I’ve been a terrible friend for the last few weeks.
And no, nothing’s changed. I’ve acted the same as I always do, the only difference is, this time it was with new people. And it just highlighted how messed up some of my behaviour is.
I usually never go to people with problems. If you’re the same - you’re happy to give randomers 2h of your life to talk about their issues, but blank your friends for weeks when you’re not feeling ok, refusing to open up - I hope this helps.
My previous thought process: I couldn’t waste someone’s time with my issues. My problems are my fault. I don’t have ‘real’ problems, I’ll go to others when I really need to.
Well if you, like me, thought you’re such a generous, good human for sparing others your woes, let me just tell you: we’re both selfish tw*ts.
It’s not generous to spare others my problems - it’s my ego thinking I need ‘bigger’ ones to actually make a big deal out of.
That others might think I’m weak, stupid, immature, emotional (when we all know I’m too often all of those things).
That my friends might suddenly realise the poor choices I make, how vulnerable I am sometimes, that I’m spending all day thinking about just myself.
But that’s all absolutely fine.
How much freer would I feel if my friends knew how vulnerable and immature I can be?
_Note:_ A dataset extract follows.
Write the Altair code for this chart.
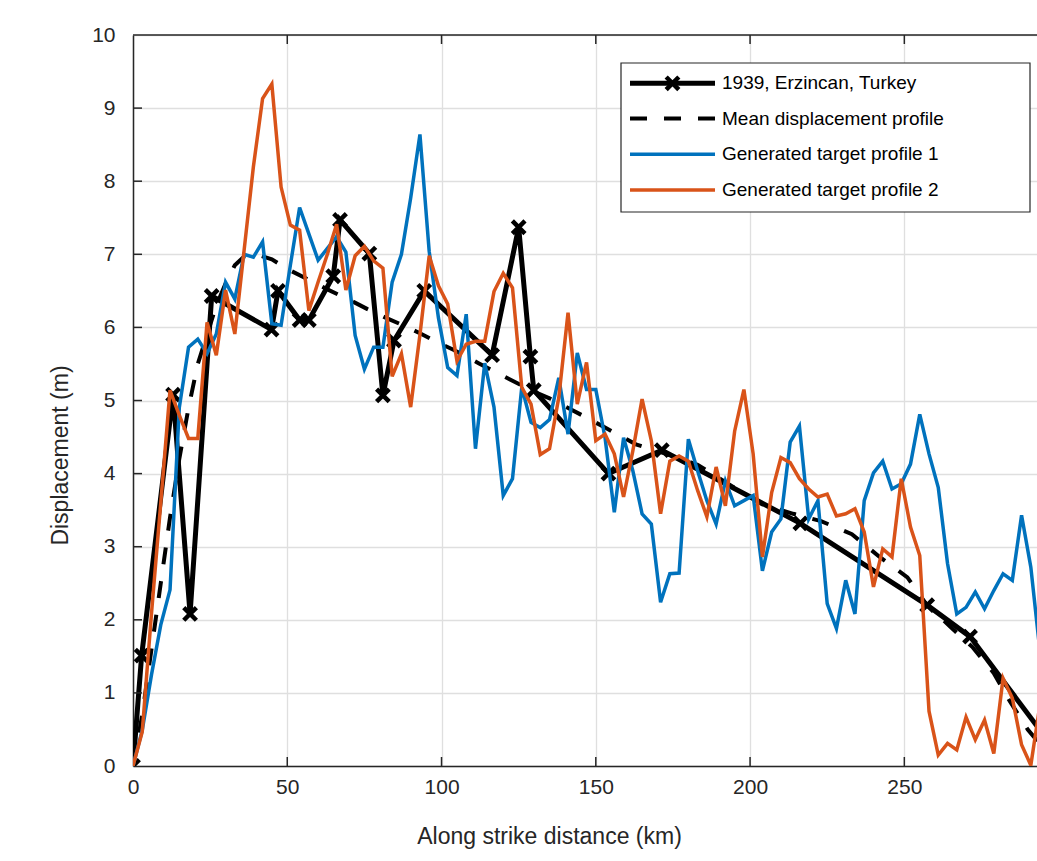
import altair as alt
import pandas as pd

# ---------------- data ----------------
dist = [0, 3, 6, 9, 12, 15, 18, 21, 24, 27, 30, 33, 36, 39, 42, 45, 48, 51, 54, 57,
        60, 63, 66, 69, 72, 75, 78, 81, 84, 87, 90, 93, 96, 99, 102, 105, 108, 111, 114, 117,
        120, 123, 126, 129, 132, 135, 138, 141, 144, 147, 150, 153, 156, 159, 162, 165, 168, 171, 174, 177,
        180, 183, 186, 189, 192, 195, 198, 201, 204, 207, 210, 213, 216, 219, 222, 225, 228, 231, 234, 237,
        240, 243, 246, 249, 252, 255, 258, 261, 264, 267, 270, 273, 276, 279, 282, 285, 288, 291, 294]

profile1 = [0.00, 0.49, 1.25, 1.93, 2.41, 4.90, 5.73, 5.84, 5.64, 5.91,
            6.62, 6.39, 7.00, 6.96, 7.17, 6.05, 6.03, 6.85, 7.64, 7.28,
            6.92, 7.08, 7.24, 7.03, 5.89, 5.43, 5.73, 5.73, 6.62, 7.00,
            7.77, 8.64, 7.04, 6.13, 5.45, 5.34, 6.18, 4.34, 5.51, 4.91,
            3.70, 3.93, 5.18, 4.70, 4.63, 4.74, 5.31, 4.54, 5.65, 5.15,
            5.15, 4.49, 3.47, 4.49, 4.04, 3.45, 3.31, 2.24, 2.63, 2.64,
            4.47, 4.04, 3.63, 3.31, 3.90, 3.56, 3.63, 3.70, 2.67, 3.20,
            3.38, 4.43, 4.65, 3.38, 3.63, 2.22, 1.88, 2.54, 2.08, 3.63,
            4.01, 4.17, 3.79, 3.86, 4.13, 4.81, 4.27, 3.81, 2.77, 2.08,
            2.17, 2.38, 2.15, 2.40, 2.63, 2.54, 3.43, 2.72, 1.55]

profile2 = [0.00, 0.47, 2.09, 3.60, 5.14, 4.80, 4.48, 4.48, 6.07, 5.62,
            6.51, 5.91, 7.05, 8.19, 9.13, 9.33, 7.92, 7.40, 7.33, 6.23,
            6.62, 7.00, 7.41, 6.51, 6.98, 7.11, 6.91, 6.81, 5.33, 5.64,
            4.91, 5.90, 6.98, 6.57, 6.32, 5.54, 5.77, 5.81, 5.81, 6.49,
            6.74, 6.54, 5.18, 4.95, 4.26, 4.34, 5.04, 6.20, 4.95, 5.52,
            4.45, 4.54, 4.27, 3.68, 4.31, 5.02, 4.45, 3.45, 4.17, 4.24,
            4.17, 3.77, 3.41, 4.09, 3.56, 4.58, 5.15, 4.27, 2.86, 3.74,
            4.22, 4.15, 3.93, 3.79, 3.68, 3.72, 3.42, 3.45, 3.52, 3.20,
            2.45, 2.97, 2.86, 3.93, 3.27, 2.88, 0.75, 0.15, 0.31, 0.22,
            0.67, 0.36, 0.63, 0.17, 1.20, 0.93, 0.29, 0.01, 0.85]

mean_x = [0, 3, 6, 9, 12, 15, 18, 21, 24, 27, 30, 33, 36, 40, 45, 50, 57, 63, 70, 76,
          82, 88, 93, 100, 104, 112, 118, 123, 130, 135, 145, 153, 163, 172, 183, 194, 204, 214, 223, 233,
          242, 251, 257, 265, 272, 279, 284, 290, 300]
mean_y = [0.00, 0.70, 1.60, 2.50, 3.40, 4.20, 4.90, 5.50, 5.90, 6.30, 6.60, 6.85, 6.97, 7.00, 6.93, 6.80, 6.65, 6.52, 6.38, 6.25,
          6.13, 6.02, 5.92, 5.77, 5.69, 5.51, 5.38, 5.27, 5.12, 5.03, 4.81, 4.63, 4.40, 4.28, 4.12, 3.83, 3.58, 3.45, 3.35, 3.17,
          2.86, 2.58, 2.22, 1.90, 1.63, 1.27, 0.90, 0.50, 0.00]

obs_x = [0, 2.8, 13.0, 18.5, 25.5, 44.9, 47.0, 54.0, 57.0, 64.9, 67.1, 76.6, 81.0, 84.6, 94.4,
         116.4, 125.0, 128.8, 129.9, 154.1, 171.4, 216.3, 257.4, 271.3, 300]
obs_y = [0.00, 1.51, 5.08, 2.08, 6.43, 5.97, 6.50, 6.10, 6.10, 6.70, 7.47, 7.01, 5.07, 5.82, 6.50,
         5.62, 7.37, 5.60, 5.14, 4.00, 4.32, 3.32, 2.20, 1.77, 0.15]

x_ticks = [0, 50, 100, 150, 200, 250]
y_ticks = [0, 1, 2, 3, 4, 5, 6, 7, 8, 9, 10]

legend_labels = ["1939, Erzincan, Turkey", "Mean displacement profile",
                 "Generated target profile 1", "Generated target profile 2"]

# ---------------- style ----------------
FONT = "Liberation Sans"
AX = "#262626"
BLUE = "#0072BD"
ORANGE = "#D95319"
W, H = 904, 731
XMAX = 293.0

xs = alt.Scale(domain=[0, XMAX], nice=False, zero=False)
ys = alt.Scale(domain=[0, 10], nice=False)

x_axis = alt.Axis(values=x_ticks, title="Along strike distance (km)", grid=True, format="d",
                  ticks=False, tickSize=0, labelPadding=10, labelFontSize=21,
                  labelFont=FONT, labelColor=AX, titleFont=FONT, titleFontSize=23,
                  titleFontWeight="normal", titleColor=AX, titleY=77, titleX=416,
                  titleAlign="center", titleAnchor="start",
                  titleBaseline="alphabetic", domainColor=AX, domainWidth=1.5,
                  gridColor="#dfdfdf", gridWidth=1.3, labelFlush=False)
y_axis = alt.Axis(values=y_ticks, title="Displacement (m)", grid=True, format="d",
                  ticks=False, tickSize=0, labelPadding=18, labelFontSize=21,
                  labelFont=FONT, labelColor=AX, titleFont=FONT, titleFontSize=23,
                  titleFontWeight="normal", titleColor=AX, titleAngle=270,
                  titleX=-73, titleY=420, titleAlign="center", titleBaseline="middle",
                  domainColor=AX, domainWidth=1.5, gridColor="#dfdfdf", gridWidth=1.3,
                  labelFlush=False)

df_p = pd.DataFrame({"x": dist, "p1": profile1, "p2": profile2})
df_m = pd.DataFrame({"x": mean_x, "y": mean_y})
df_o = pd.DataFrame({"x": obs_x, "y": obs_y})

obs_line = alt.Chart(df_o).mark_line(color="black", strokeWidth=5, clip=True).encode(
    x=alt.X("x:Q", scale=xs, axis=x_axis), y=alt.Y("y:Q", scale=ys, axis=y_axis))
XSHAPE = "M-1,-1L1,1M1,-1L-1,1"
obs_pts = alt.Chart(df_o).mark_point(shape=XSHAPE, size=160, strokeWidth=4.5, color="black",
                                     filled=False, opacity=1, clip=True).encode(
    x=alt.X("x:Q", scale=xs), y=alt.Y("y:Q", scale=ys))
mean_line = alt.Chart(df_m).mark_line(color="black", strokeWidth=4, strokeDash=[17, 17],
                                      clip=True).encode(
    x=alt.X("x:Q", scale=xs), y=alt.Y("y:Q", scale=ys))
p1_line = alt.Chart(df_p).mark_line(color=BLUE, strokeWidth=3.5, clip=True).encode(
    x=alt.X("x:Q", scale=xs), y=alt.Y("p1:Q", scale=ys))
p2_line = alt.Chart(df_p).mark_line(color=ORANGE, strokeWidth=3.5, clip=True).encode(
    x=alt.X("x:Q", scale=xs), y=alt.Y("p2:Q", scale=ys))

# box top edge and inward ticks (MATLAB style)
top_edge = alt.Chart(pd.DataFrame({"v": [10]})).mark_rule(color=AX, strokeWidth=1.5).encode(
    y=alt.Y("v:Q", scale=ys))
df_xt = pd.DataFrame({"t": x_ticks[1:]})
df_yt = pd.DataFrame({"t": y_ticks[1:-1]})
xt_bot = alt.Chart(df_xt).mark_rule(color=AX, strokeWidth=1.5).encode(
    x=alt.X("t:Q", scale=xs), y=alt.value(H), y2=alt.value(H - 9))
xt_top = alt.Chart(df_xt).mark_rule(color=AX, strokeWidth=1.5).encode(
    x=alt.X("t:Q", scale=xs), y=alt.value(0), y2=alt.value(9))
yt_left = alt.Chart(df_yt).mark_rule(color=AX, strokeWidth=1.5).encode(
    y=alt.Y("t:Q", scale=ys), x=alt.value(0), x2=alt.value(9))

# legend (drawn by hand in pixel space of the plot area)
LX0, LX1, LY0, LY1 = 488, 897, 28, 177
rows = [48.3, 83.5, 119.3, 155.0]
one = pd.DataFrame({"a": [0]})
leg_box = alt.Chart(one).mark_rect(fill="white", stroke=AX, strokeWidth=1.2).encode(
    x=alt.value(LX0), x2=alt.value(LX1), y=alt.value(LY0), y2=alt.value(LY1))
leg_l1 = alt.Chart(one).mark_rule(color="black", strokeWidth=5).encode(
    x=alt.value(497), x2=alt.value(582), y=alt.value(rows[0]))
leg_m1 = alt.Chart(one).mark_point(shape=XSHAPE, size=160, strokeWidth=4.5, color="black",
                                   filled=False, opacity=1).encode(
    x=alt.value(539.5), y=alt.value(rows[0]))
leg_l2 = alt.Chart(one).mark_rule(color="black", strokeWidth=4, strokeDash=[17, 17]).encode(
    x=alt.value(497), x2=alt.value(582), y=alt.value(rows[1]))
leg_l3 = alt.Chart(one).mark_rule(color=BLUE, strokeWidth=3.5).encode(
    x=alt.value(497), x2=alt.value(582), y=alt.value(rows[2]))
leg_l4 = alt.Chart(one).mark_rule(color=ORANGE, strokeWidth=3.5).encode(
    x=alt.value(497), x2=alt.value(582), y=alt.value(rows[3]))
df_leg = pd.DataFrame({"label": legend_labels, "row": rows})
leg_text = alt.Chart(df_leg).mark_text(align="left", baseline="middle", font=FONT,
                                       fontSize=19, color="black").encode(
    x=alt.value(589), y=alt.Y("row:Q", scale=None), text="label:N")

chart = alt.layer(
    obs_line, obs_pts, mean_line, p1_line, p2_line,
    top_edge, xt_bot, xt_top, yt_left,
    leg_box, leg_l1, leg_m1, leg_l2, leg_l3, leg_l4, leg_text,
).properties(
    width=W, height=H,
    autosize=alt.AutoSizeParams(type="none"),
    padding={"left": 133, "top": 35, "right": 0, "bottom": 95},
    background="white",
).configure_view(stroke=None)

chart.save("out.html", embed_options={"renderer": "svg", "actions": False})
If they knew that I was crying?
How much more mature would I be if I admitted that it’s my perfectionist ego holding me back and not my generosity?
So I’ve admitted it. And honestly, I’ve flipped the switch. The good thing about my self-directed anger is that it does always allow me to implement immediate and permanent changes. And so I’m no longer going to be tw*t. I’m going to people with problems asap, not 4 weeks later.